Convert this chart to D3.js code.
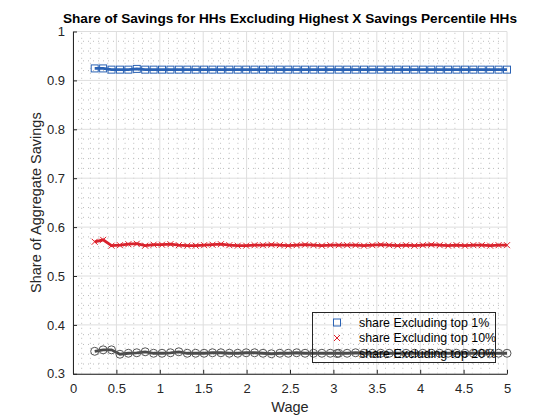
<!DOCTYPE html>
<html>
<head>
<meta charset="utf-8">
<script src="https://cdn.jsdelivr.net/npm/d3@7"></script>
<style>
  body { margin: 0; background: #fff; }
  svg { font-family: "Liberation Sans", Arial, sans-serif; }
</style>
</head>
<body>
<div id="chart"></div>
<script>
// wage grid: 50 points from 0.25 to 5
const wage = d3.range(50).map(i => 0.25 + i * 4.75 / 49);

const shareTop1 = [0.9245, 0.9245, 0.922, 0.922, 0.922, 0.9235, 0.922, 0.922, 0.922, 0.922,
                   0.922, 0.922, 0.922, 0.922, 0.922, 0.922, 0.922, 0.922, 0.922, 0.922,
                   0.922, 0.922, 0.922, 0.922, 0.922, 0.922, 0.922, 0.922, 0.922, 0.922,
                   0.922, 0.922, 0.922, 0.922, 0.922, 0.922, 0.922, 0.922, 0.922, 0.922,
                   0.922, 0.922, 0.922, 0.922, 0.922, 0.922, 0.922, 0.922, 0.922, 0.922];
const shareTop10 = [0.570, 0.574, 0.562, 0.563, 0.565, 0.566, 0.562, 0.564, 0.564, 0.565,
                    0.563, 0.562, 0.562, 0.563, 0.564, 0.565, 0.563, 0.562, 0.562, 0.563,
                    0.563, 0.564, 0.563, 0.562, 0.563, 0.564, 0.563, 0.562, 0.563, 0.563,
                    0.563, 0.563, 0.562, 0.563, 0.564, 0.563, 0.562, 0.563, 0.562, 0.563,
                    0.564, 0.563, 0.562, 0.563, 0.562, 0.563, 0.563, 0.562, 0.563, 0.563];
const shareTop20 = [0.346, 0.349, 0.349, 0.340, 0.342, 0.343, 0.345, 0.342, 0.342, 0.343,
                    0.345, 0.342, 0.342, 0.342, 0.343, 0.343, 0.342, 0.342, 0.343, 0.343,
                    0.342, 0.341, 0.342, 0.342, 0.343, 0.342, 0.342, 0.342, 0.342, 0.342,
                    0.342, 0.343, 0.342, 0.342, 0.342, 0.342, 0.342, 0.342, 0.342, 0.342,
                    0.342, 0.342, 0.342, 0.342, 0.342, 0.342, 0.342, 0.342, 0.342, 0.342];

const seriesNames = ["share Excluding top 1%", "share Excluding top 10%", "share Excluding top 20%"];
const xTicks = [0, 0.5, 1, 1.5, 2, 2.5, 3, 3.5, 4, 4.5, 5];
const yTicks = [0.3, 0.4, 0.5, 0.6, 0.7, 0.8, 0.9, 1];

const width = 560, height = 420;
const margin = {top: 31.5, right: 53, bottom: 46.2, left: 73};

const svg = d3.select("#chart").append("svg")
    .attr("width", width).attr("height", height);

const x = d3.scaleLinear().domain([0, 5]).range([margin.left, width - margin.right]);
const y = d3.scaleLinear().domain([0.3, 1]).range([height - margin.bottom, margin.top]);

const g = svg.append("g");

// minor grid (dotted)
g.append("g").selectAll("line")
    .data(d3.range(0, 5.0001, 0.1).filter(v => Math.abs(v * 2 - Math.round(v * 2)) > 1e-6))
    .enter().append("line")
    .attr("x1", d => x(d)).attr("x2", d => x(d))
    .attr("y1", y(0.3)).attr("y2", y(1))
    .style("stroke", "#bdbdbd").style("stroke-width", 1)
    .style("stroke-dasharray", "1,4");
g.append("g").selectAll("line")
    .data(d3.range(0.3, 1.0001, 0.02).filter(v => Math.abs(v * 10 - Math.round(v * 10)) > 1e-6))
    .enter().append("line")
    .attr("x1", x(0)).attr("x2", x(5))
    .attr("y1", d => y(d)).attr("y2", d => y(d))
    .style("stroke", "#bdbdbd").style("stroke-width", 1)
    .style("stroke-dasharray", "1,4");

// major grid
g.append("g").selectAll("line").data(xTicks).enter().append("line")
    .attr("x1", d => x(d)).attr("x2", d => x(d))
    .attr("y1", y(0.3)).attr("y2", y(1))
    .style("stroke", "#dedede").style("stroke-width", 1);
g.append("g").selectAll("line").data(yTicks).enter().append("line")
    .attr("x1", x(0)).attr("x2", x(5))
    .attr("y1", d => y(d)).attr("y2", d => y(d))
    .style("stroke", "#dedede").style("stroke-width", 1);

// axes
const xAxis = svg.append("g")
    .attr("transform", `translate(0,${y(0.3)})`)
    .call(d3.axisBottom(x).tickValues(xTicks).tickFormat(d3.format("")).tickSizeInner(-4).tickSizeOuter(0).tickPadding(10));
const yAxis = svg.append("g")
    .attr("transform", `translate(${x(0)},0)`)
    .call(d3.axisLeft(y).tickValues(yTicks).tickFormat(d3.format("")).tickSizeInner(-4).tickSizeOuter(0).tickPadding(8));
[xAxis, yAxis].forEach(a => {
    a.selectAll("path, line").style("stroke", "#262626");
    a.selectAll("text").style("fill", "#262626").style("font-size", "13px")
        .style("font-family", "Liberation Sans, Arial, sans-serif");
});

// series
const colors = ["#2a62b4", "#d7232d", "#4a4a4a"];
const allSeries = [shareTop1, shareTop10, shareTop20];
const line = d3.line().x((d, i) => x(wage[i])).y(d => y(d));

allSeries.forEach((s, k) => {
    svg.append("path").datum(s)
        .attr("d", line)
        .style("fill", "none")
        .style("stroke", colors[k])
        .style("stroke-width", 2.8);
});

function marker(sel, k, cx, cy) {
    if (k === 0) {
        sel.append("rect").attr("x", cx - 3.5).attr("y", cy - 3.5)
            .attr("width", 7).attr("height", 7)
            .style("fill", "none").style("stroke", "#2a62b4").style("stroke-width", 1);
    } else if (k === 1) {
        sel.append("path")
            .attr("d", `M${cx - 3},${cy - 3}L${cx + 3},${cy + 3}M${cx - 3},${cy + 3}L${cx + 3},${cy - 3}`)
            .style("stroke", "#e0202a").style("stroke-width", 1);
    } else {
        sel.append("circle").attr("cx", cx).attr("cy", cy).attr("r", 4)
            .style("fill", "none").style("stroke", "#555").style("stroke-width", 1);
    }
}

allSeries.forEach((s, k) => {
    const mg = svg.append("g");
    s.forEach((v, i) => marker(mg, k, x(wage[i]), y(v)));
});

// title and labels
svg.append("text")
    .attr("x", x(2.5)).attr("y", 23)
    .attr("text-anchor", "middle")
    .style("font-weight", "bold").style("font-size", "13.6px").style("fill", "#000")
    .text("Share of Savings for HHs Excluding Highest X Savings Percentile HHs");
svg.append("text")
    .attr("x", x(2.5)).attr("y", 412)
    .attr("text-anchor", "middle")
    .style("font-size", "14.5px").style("fill", "#262626")
    .text("Wage");
svg.append("text")
    .attr("transform", `translate(41,${y(0.65)}) rotate(-90)`)
    .attr("text-anchor", "middle")
    .style("font-size", "14.5px").style("fill", "#262626")
    .text("Share of Aggregate Savings");

// legend (transparent background)
const lg = svg.append("g");
lg.append("rect")
    .attr("x", 312.5).attr("y", 312.5).attr("width", 183).attr("height", 50)
    .style("fill", "none").style("stroke", "#262626").style("stroke-width", 1);
seriesNames.forEach((name, k) => {
    const cy = 322.5 + k * 15.5;
    marker(lg, k, 337, cy);
    lg.append("text").attr("x", 359).attr("y", cy + 4)
        .style("font-size", "12.4px").style("fill", "#000")
        .text(name);
});
</script>
</body>
</html>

To be done: Using the listing, collect all lines in which the string "chart" is found.

The response:
Convert this chart to D3.js code.
<div id="chart"></div>
const svg = d3.select("#chart").append("svg")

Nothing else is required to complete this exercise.